Code that draws figures:
--- start ---
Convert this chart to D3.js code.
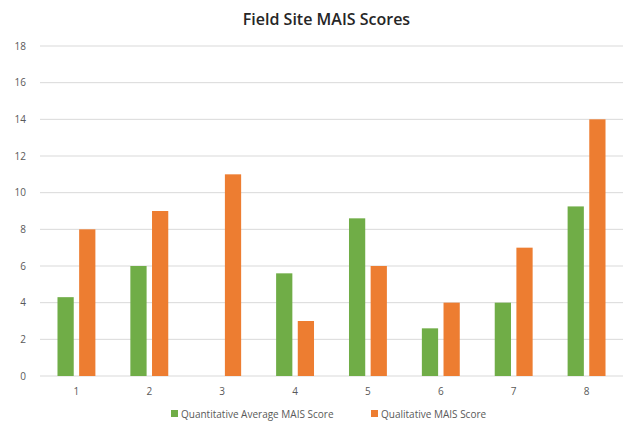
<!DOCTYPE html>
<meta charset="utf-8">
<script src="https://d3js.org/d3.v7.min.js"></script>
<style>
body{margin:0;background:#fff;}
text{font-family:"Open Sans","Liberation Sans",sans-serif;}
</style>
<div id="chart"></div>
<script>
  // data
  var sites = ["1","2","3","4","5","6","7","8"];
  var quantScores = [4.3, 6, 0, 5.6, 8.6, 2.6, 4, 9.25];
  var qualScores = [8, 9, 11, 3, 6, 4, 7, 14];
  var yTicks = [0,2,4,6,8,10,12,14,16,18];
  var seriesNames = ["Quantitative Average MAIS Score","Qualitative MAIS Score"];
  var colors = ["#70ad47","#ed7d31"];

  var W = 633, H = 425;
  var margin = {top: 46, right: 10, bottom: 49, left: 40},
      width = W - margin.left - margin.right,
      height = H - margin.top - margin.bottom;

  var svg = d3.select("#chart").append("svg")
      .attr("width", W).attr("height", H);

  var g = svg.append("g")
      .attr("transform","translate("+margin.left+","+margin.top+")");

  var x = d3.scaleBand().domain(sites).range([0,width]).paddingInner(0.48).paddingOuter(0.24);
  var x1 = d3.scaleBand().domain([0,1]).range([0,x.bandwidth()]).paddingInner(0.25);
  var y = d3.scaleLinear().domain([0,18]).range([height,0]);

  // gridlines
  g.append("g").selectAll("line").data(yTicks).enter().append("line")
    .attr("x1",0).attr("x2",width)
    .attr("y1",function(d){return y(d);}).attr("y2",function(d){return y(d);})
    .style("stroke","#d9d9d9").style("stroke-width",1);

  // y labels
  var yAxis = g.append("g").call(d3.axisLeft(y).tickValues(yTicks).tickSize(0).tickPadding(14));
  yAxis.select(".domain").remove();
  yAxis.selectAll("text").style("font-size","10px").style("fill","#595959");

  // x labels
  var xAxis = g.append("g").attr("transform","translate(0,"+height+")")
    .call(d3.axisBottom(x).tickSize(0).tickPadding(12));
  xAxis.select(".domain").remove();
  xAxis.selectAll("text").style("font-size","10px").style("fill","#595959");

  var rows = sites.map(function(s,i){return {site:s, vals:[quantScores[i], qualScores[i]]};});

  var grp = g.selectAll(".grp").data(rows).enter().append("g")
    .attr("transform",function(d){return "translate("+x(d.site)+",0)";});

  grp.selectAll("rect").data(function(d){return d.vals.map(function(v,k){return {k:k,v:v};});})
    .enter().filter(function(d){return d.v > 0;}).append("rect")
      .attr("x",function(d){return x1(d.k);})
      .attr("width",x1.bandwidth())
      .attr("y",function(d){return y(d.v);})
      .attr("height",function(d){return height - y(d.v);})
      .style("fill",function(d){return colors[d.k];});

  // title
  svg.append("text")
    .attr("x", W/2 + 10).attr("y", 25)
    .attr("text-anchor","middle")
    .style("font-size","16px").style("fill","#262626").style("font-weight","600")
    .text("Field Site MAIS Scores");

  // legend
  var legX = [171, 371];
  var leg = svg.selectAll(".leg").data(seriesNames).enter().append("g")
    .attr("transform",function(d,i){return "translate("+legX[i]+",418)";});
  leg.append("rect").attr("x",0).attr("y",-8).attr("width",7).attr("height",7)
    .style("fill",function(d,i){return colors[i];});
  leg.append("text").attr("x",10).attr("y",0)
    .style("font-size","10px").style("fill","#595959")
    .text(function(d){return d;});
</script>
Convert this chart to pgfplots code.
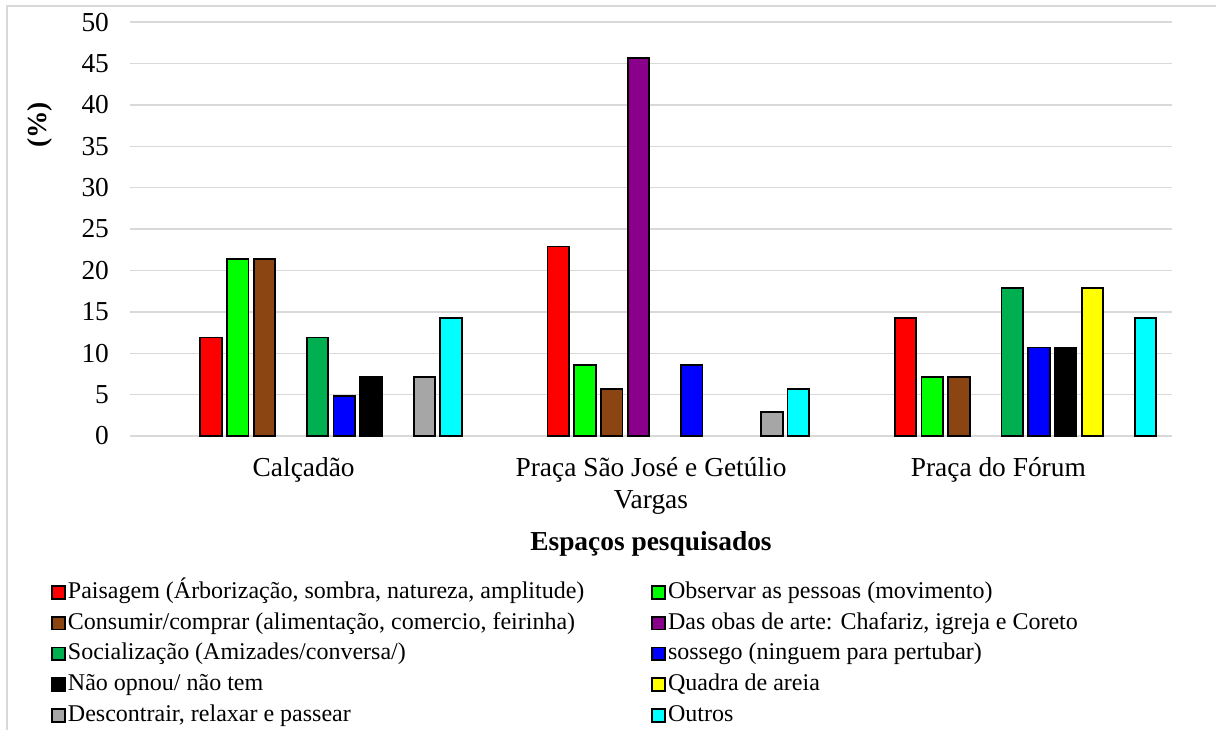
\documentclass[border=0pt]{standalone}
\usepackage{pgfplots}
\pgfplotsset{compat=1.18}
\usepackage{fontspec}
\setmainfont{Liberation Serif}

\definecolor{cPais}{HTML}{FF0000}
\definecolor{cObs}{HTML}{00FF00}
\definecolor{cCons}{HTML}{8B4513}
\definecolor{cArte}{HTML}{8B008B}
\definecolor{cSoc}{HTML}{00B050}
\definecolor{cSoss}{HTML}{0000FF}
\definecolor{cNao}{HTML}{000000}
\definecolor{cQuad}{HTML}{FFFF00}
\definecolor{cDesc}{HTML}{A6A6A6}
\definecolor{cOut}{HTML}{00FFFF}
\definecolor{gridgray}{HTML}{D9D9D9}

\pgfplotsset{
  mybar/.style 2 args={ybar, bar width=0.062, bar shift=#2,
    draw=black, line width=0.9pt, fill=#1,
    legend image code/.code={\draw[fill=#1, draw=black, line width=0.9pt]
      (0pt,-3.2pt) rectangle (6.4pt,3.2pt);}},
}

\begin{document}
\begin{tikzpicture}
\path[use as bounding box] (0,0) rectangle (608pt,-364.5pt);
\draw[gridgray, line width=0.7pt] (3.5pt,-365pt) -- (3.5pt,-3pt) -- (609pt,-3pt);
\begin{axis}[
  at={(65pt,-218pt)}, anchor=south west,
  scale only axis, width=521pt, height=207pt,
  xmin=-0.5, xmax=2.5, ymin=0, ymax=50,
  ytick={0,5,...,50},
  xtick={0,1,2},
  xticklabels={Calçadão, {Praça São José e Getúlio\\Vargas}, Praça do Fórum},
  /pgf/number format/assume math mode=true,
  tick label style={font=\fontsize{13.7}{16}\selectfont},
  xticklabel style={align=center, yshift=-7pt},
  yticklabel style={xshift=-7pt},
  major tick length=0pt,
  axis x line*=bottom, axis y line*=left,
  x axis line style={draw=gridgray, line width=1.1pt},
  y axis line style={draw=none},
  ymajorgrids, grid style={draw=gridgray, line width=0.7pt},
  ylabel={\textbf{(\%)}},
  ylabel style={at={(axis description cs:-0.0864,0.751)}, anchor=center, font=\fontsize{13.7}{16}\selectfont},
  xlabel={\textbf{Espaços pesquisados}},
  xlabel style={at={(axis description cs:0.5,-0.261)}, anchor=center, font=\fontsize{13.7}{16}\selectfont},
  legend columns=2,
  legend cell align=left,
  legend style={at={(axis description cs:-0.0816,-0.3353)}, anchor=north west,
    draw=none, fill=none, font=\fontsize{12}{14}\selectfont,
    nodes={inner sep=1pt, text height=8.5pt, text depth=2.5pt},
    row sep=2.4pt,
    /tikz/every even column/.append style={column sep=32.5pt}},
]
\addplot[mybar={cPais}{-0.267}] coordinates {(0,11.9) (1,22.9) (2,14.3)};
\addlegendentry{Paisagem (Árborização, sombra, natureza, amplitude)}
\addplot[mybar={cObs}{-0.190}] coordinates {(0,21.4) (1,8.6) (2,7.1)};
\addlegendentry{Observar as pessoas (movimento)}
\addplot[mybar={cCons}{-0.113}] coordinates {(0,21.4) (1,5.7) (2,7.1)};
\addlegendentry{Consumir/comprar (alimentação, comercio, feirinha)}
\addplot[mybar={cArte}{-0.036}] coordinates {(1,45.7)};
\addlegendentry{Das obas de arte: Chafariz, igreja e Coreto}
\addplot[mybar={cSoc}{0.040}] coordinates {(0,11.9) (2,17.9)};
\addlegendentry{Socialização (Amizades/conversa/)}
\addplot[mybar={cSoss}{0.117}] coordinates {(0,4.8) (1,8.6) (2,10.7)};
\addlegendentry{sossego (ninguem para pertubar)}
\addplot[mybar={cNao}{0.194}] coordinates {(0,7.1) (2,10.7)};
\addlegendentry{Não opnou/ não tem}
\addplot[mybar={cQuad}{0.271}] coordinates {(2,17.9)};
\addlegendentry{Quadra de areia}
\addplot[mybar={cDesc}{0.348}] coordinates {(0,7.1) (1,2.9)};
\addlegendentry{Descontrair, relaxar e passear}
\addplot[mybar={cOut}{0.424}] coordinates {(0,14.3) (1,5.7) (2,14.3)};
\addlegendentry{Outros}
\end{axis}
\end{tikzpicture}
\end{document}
--- end ---
▶ [What to do] Repeat only what runs from the first line of the records above to the line with "var y = d3.scaleLinear().domain([0,18]).range([height,0]);", both included, word for word, minus the pictures.

▶ [Response]
Convert this chart to D3.js code.
<!DOCTYPE html>
<meta charset="utf-8">
<script src="https://d3js.org/d3.v7.min.js"></script>
<style>
body{margin:0;background:#fff;}
text{font-family:"Open Sans","Liberation Sans",sans-serif;}
</style>
<div id="chart"></div>
<script>
  // data
  var sites = ["1","2","3","4","5","6","7","8"];
  var quantScores = [4.3, 6, 0, 5.6, 8.6, 2.6, 4, 9.25];
  var qualScores = [8, 9, 11, 3, 6, 4, 7, 14];
  var yTicks = [0,2,4,6,8,10,12,14,16,18];
  var seriesNames = ["Quantitative Average MAIS Score","Qualitative MAIS Score"];
  var colors = ["#70ad47","#ed7d31"];

  var W = 633, H = 425;
  var margin = {top: 46, right: 10, bottom: 49, left: 40},
      width = W - margin.left - margin.right,
      height = H - margin.top - margin.bottom;

  var svg = d3.select("#chart").append("svg")
      .attr("width", W).attr("height", H);

  var g = svg.append("g")
      .attr("transform","translate("+margin.left+","+margin.top+")");

  var x = d3.scaleBand().domain(sites).range([0,width]).paddingInner(0.48).paddingOuter(0.24);
  var x1 = d3.scaleBand().domain([0,1]).range([0,x.bandwidth()]).paddingInner(0.25);
  var y = d3.scaleLinear().domain([0,18]).range([height,0]);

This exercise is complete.